Given exercise - Every line of the material is to be quoted verbatim, minus the pictures.

Supplied information -
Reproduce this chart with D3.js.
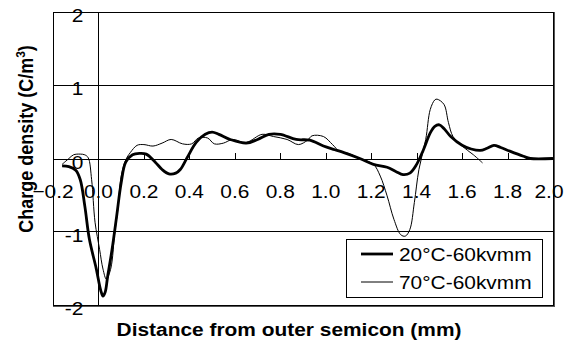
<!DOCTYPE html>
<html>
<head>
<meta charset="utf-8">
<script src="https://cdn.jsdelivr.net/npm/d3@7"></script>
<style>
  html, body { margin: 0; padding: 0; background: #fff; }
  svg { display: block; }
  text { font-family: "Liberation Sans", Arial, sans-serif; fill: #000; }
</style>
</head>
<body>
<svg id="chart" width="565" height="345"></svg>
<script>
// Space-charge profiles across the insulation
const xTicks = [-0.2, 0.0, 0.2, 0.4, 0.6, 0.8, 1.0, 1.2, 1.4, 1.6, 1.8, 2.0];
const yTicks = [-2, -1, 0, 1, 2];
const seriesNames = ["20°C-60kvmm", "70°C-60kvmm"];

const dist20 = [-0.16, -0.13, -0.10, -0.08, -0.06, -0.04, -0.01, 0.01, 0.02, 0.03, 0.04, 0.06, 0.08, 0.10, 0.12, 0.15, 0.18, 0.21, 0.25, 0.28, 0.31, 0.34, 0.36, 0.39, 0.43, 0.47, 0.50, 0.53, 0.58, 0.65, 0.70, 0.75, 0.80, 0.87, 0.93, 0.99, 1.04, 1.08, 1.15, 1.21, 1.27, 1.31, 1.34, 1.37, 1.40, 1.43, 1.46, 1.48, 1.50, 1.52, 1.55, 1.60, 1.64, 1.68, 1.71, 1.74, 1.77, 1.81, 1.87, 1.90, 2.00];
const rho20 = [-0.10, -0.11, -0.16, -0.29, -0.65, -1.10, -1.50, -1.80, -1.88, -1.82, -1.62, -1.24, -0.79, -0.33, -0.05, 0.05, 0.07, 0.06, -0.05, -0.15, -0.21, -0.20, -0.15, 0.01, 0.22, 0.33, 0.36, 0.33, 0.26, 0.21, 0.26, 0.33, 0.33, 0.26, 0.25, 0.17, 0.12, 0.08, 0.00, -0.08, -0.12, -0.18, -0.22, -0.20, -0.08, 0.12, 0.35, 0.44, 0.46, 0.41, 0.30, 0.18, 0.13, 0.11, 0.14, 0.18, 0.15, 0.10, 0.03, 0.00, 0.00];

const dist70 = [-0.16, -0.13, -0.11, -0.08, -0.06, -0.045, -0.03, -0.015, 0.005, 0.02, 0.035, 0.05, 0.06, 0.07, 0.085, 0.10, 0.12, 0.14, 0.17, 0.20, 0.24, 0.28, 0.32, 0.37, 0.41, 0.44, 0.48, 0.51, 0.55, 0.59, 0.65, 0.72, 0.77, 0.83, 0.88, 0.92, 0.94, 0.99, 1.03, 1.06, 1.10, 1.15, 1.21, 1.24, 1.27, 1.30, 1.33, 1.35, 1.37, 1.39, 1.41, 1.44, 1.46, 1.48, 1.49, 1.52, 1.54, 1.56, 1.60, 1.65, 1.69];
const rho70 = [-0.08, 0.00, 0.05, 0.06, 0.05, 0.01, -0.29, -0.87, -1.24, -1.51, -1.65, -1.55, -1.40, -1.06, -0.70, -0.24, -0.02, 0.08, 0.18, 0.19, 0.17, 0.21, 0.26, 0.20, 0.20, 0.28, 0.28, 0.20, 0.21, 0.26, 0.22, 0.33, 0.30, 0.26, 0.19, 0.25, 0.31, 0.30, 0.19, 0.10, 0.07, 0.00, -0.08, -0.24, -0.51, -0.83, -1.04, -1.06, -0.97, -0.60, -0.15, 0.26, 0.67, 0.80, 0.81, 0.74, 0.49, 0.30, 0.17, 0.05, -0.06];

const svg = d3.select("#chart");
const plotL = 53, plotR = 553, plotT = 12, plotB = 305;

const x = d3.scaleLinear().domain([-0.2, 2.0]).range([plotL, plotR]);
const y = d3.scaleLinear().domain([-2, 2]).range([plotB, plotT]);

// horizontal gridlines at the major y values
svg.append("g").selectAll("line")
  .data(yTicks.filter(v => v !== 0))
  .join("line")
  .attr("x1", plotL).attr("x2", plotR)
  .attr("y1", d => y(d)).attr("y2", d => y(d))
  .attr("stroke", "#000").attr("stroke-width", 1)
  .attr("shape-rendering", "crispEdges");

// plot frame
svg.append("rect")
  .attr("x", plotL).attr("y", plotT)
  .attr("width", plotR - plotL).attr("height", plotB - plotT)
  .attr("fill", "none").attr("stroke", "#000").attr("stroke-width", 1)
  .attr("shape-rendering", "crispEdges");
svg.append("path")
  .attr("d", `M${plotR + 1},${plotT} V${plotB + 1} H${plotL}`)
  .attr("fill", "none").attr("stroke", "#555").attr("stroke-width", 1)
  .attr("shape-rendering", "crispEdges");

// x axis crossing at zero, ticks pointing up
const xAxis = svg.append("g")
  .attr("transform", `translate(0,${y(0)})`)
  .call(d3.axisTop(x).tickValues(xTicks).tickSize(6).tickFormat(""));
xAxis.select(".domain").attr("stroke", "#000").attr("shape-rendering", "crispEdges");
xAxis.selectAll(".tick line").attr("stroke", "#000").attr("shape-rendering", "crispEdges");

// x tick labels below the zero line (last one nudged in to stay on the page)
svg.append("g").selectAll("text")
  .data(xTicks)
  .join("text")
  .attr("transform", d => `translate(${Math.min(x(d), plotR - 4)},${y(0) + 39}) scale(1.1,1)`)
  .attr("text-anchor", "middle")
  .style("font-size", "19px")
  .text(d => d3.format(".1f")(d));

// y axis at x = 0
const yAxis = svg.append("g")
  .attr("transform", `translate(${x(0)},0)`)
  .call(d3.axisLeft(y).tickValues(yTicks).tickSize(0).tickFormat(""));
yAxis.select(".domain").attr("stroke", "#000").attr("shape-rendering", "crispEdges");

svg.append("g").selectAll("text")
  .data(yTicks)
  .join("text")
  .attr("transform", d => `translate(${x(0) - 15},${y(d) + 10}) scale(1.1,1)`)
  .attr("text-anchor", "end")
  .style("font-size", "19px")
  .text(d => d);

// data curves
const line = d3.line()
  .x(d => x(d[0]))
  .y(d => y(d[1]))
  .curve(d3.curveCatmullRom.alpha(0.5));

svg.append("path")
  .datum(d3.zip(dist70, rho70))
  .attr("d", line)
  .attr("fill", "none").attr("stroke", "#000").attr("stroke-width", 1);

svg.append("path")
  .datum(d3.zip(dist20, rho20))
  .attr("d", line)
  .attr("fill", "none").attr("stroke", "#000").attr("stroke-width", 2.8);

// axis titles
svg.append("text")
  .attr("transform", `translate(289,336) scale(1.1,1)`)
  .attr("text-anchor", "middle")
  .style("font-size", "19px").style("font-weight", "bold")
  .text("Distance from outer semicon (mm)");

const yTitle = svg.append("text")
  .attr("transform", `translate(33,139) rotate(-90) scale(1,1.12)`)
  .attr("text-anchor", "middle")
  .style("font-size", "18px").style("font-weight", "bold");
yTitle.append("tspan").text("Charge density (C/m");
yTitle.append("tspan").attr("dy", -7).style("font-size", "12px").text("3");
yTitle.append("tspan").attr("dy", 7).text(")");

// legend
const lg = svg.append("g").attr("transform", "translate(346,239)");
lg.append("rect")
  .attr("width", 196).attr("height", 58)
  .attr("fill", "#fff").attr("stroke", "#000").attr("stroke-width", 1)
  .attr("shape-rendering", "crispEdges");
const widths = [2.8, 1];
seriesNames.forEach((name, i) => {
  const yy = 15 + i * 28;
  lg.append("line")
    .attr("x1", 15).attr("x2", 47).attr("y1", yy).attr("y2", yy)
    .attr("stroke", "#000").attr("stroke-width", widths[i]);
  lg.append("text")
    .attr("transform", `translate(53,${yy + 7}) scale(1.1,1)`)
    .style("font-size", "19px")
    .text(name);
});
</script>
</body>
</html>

Full response -
Reproduce this chart with D3.js.
<!DOCTYPE html>
<html>
<head>
<meta charset="utf-8">
<script src="https://cdn.jsdelivr.net/npm/d3@7"></script>
<style>
  html, body { margin: 0; padding: 0; background: #fff; }
  svg { display: block; }
  text { font-family: "Liberation Sans", Arial, sans-serif; fill: #000; }
</style>
</head>
<body>
<svg id="chart" width="565" height="345"></svg>
<script>
// Space-charge profiles across the insulation
const xTicks = [-0.2, 0.0, 0.2, 0.4, 0.6, 0.8, 1.0, 1.2, 1.4, 1.6, 1.8, 2.0];
const yTicks = [-2, -1, 0, 1, 2];
const seriesNames = ["20°C-60kvmm", "70°C-60kvmm"];

const dist20 = [-0.16, -0.13, -0.10, -0.08, -0.06, -0.04, -0.01, 0.01, 0.02, 0.03, 0.04, 0.06, 0.08, 0.10, 0.12, 0.15, 0.18, 0.21, 0.25, 0.28, 0.31, 0.34, 0.36, 0.39, 0.43, 0.47, 0.50, 0.53, 0.58, 0.65, 0.70, 0.75, 0.80, 0.87, 0.93, 0.99, 1.04, 1.08, 1.15, 1.21, 1.27, 1.31, 1.34, 1.37, 1.40, 1.43, 1.46, 1.48, 1.50, 1.52, 1.55, 1.60, 1.64, 1.68, 1.71, 1.74, 1.77, 1.81, 1.87, 1.90, 2.00];
const rho20 = [-0.10, -0.11, -0.16, -0.29, -0.65, -1.10, -1.50, -1.80, -1.88, -1.82, -1.62, -1.24, -0.79, -0.33, -0.05, 0.05, 0.07, 0.06, -0.05, -0.15, -0.21, -0.20, -0.15, 0.01, 0.22, 0.33, 0.36, 0.33, 0.26, 0.21, 0.26, 0.33, 0.33, 0.26, 0.25, 0.17, 0.12, 0.08, 0.00, -0.08, -0.12, -0.18, -0.22, -0.20, -0.08, 0.12, 0.35, 0.44, 0.46, 0.41, 0.30, 0.18, 0.13, 0.11, 0.14, 0.18, 0.15, 0.10, 0.03, 0.00, 0.00];

const dist70 = [-0.16, -0.13, -0.11, -0.08, -0.06, -0.045, -0.03, -0.015, 0.005, 0.02, 0.035, 0.05, 0.06, 0.07, 0.085, 0.10, 0.12, 0.14, 0.17, 0.20, 0.24, 0.28, 0.32, 0.37, 0.41, 0.44, 0.48, 0.51, 0.55, 0.59, 0.65, 0.72, 0.77, 0.83, 0.88, 0.92, 0.94, 0.99, 1.03, 1.06, 1.10, 1.15, 1.21, 1.24, 1.27, 1.30, 1.33, 1.35, 1.37, 1.39, 1.41, 1.44, 1.46, 1.48, 1.49, 1.52, 1.54, 1.56, 1.60, 1.65, 1.69];
const rho70 = [-0.08, 0.00, 0.05, 0.06, 0.05, 0.01, -0.29, -0.87, -1.24, -1.51, -1.65, -1.55, -1.40, -1.06, -0.70, -0.24, -0.02, 0.08, 0.18, 0.19, 0.17, 0.21, 0.26, 0.20, 0.20, 0.28, 0.28, 0.20, 0.21, 0.26, 0.22, 0.33, 0.30, 0.26, 0.19, 0.25, 0.31, 0.30, 0.19, 0.10, 0.07, 0.00, -0.08, -0.24, -0.51, -0.83, -1.04, -1.06, -0.97, -0.60, -0.15, 0.26, 0.67, 0.80, 0.81, 0.74, 0.49, 0.30, 0.17, 0.05, -0.06];

const svg = d3.select("#chart");
const plotL = 53, plotR = 553, plotT = 12, plotB = 305;

const x = d3.scaleLinear().domain([-0.2, 2.0]).range([plotL, plotR]);
const y = d3.scaleLinear().domain([-2, 2]).range([plotB, plotT]);

// horizontal gridlines at the major y values
svg.append("g").selectAll("line")
  .data(yTicks.filter(v => v !== 0))
  .join("line")
  .attr("x1", plotL).attr("x2", plotR)
  .attr("y1", d => y(d)).attr("y2", d => y(d))
  .attr("stroke", "#000").attr("stroke-width", 1)
  .attr("shape-rendering", "crispEdges");

// plot frame
svg.append("rect")
  .attr("x", plotL).attr("y", plotT)
  .attr("width", plotR - plotL).attr("height", plotB - plotT)
  .attr("fill", "none").attr("stroke", "#000").attr("stroke-width", 1)
  .attr("shape-rendering", "crispEdges");
svg.append("path")
  .attr("d", `M${plotR + 1},${plotT} V${plotB + 1} H${plotL}`)
  .attr("fill", "none").attr("stroke", "#555").attr("stroke-width", 1)
  .attr("shape-rendering", "crispEdges");

// x axis crossing at zero, ticks pointing up
const xAxis = svg.append("g")
  .attr("transform", `translate(0,${y(0)})`)
  .call(d3.axisTop(x).tickValues(xTicks).tickSize(6).tickFormat(""));
xAxis.select(".domain").attr("stroke", "#000").attr("shape-rendering", "crispEdges");
xAxis.selectAll(".tick line").attr("stroke", "#000").attr("shape-rendering", "crispEdges");

// x tick labels below the zero line (last one nudged in to stay on the page)
svg.append("g").selectAll("text")
  .data(xTicks)
  .join("text")
  .attr("transform", d => `translate(${Math.min(x(d), plotR - 4)},${y(0) + 39}) scale(1.1,1)`)
  .attr("text-anchor", "middle")
  .style("font-size", "19px")
  .text(d => d3.format(".1f")(d));

// y axis at x = 0
const yAxis = svg.append("g")
  .attr("transform", `translate(${x(0)},0)`)
  .call(d3.axisLeft(y).tickValues(yTicks).tickSize(0).tickFormat(""));
yAxis.select(".domain").attr("stroke", "#000").attr("shape-rendering", "crispEdges");

svg.append("g").selectAll("text")
  .data(yTicks)
  .join("text")
  .attr("transform", d => `translate(${x(0) - 15},${y(d) + 10}) scale(1.1,1)`)
  .attr("text-anchor", "end")
  .style("font-size", "19px")
  .text(d => d);

// data curves
const line = d3.line()
  .x(d => x(d[0]))
  .y(d => y(d[1]))
  .curve(d3.curveCatmullRom.alpha(0.5));

svg.append("path")
  .datum(d3.zip(dist70, rho70))
  .attr("d", line)
  .attr("fill", "none").attr("stroke", "#000").attr("stroke-width", 1);

svg.append("path")
  .datum(d3.zip(dist20, rho20))
  .attr("d", line)
  .attr("fill", "none").attr("stroke", "#000").attr("stroke-width", 2.8);

// axis titles
svg.append("text")
  .attr("transform", `translate(289,336) scale(1.1,1)`)
  .attr("text-anchor", "middle")
  .style("font-size", "19px").style("font-weight", "bold")
  .text("Distance from outer semicon (mm)");

const yTitle = svg.append("text")
  .attr("transform", `translate(33,139) rotate(-90) scale(1,1.12)`)
  .attr("text-anchor", "middle")
  .style("font-size", "18px").style("font-weight", "bold");
yTitle.append("tspan").text("Charge density (C/m");
yTitle.append("tspan").attr("dy", -7).style("font-size", "12px").text("3");
yTitle.append("tspan").attr("dy", 7).text(")");

// legend
const lg = svg.append("g").attr("transform", "translate(346,239)");
lg.append("rect")
  .attr("width", 196).attr("height", 58)
  .attr("fill", "#fff").attr("stroke", "#000").attr("stroke-width", 1)
  .attr("shape-rendering", "crispEdges");
const widths = [2.8, 1];
seriesNames.forEach((name, i) => {
  const yy = 15 + i * 28;
  lg.append("line")
    .attr("x1", 15).attr("x2", 47).attr("y1", yy).attr("y2", yy)
    .attr("stroke", "#000").attr("stroke-width", widths[i]);
  lg.append("text")
    .attr("transform", `translate(53,${yy + 7}) scale(1.1,1)`)
    .style("font-size", "19px")
    .text(name);
});
</script>
</body>
</html>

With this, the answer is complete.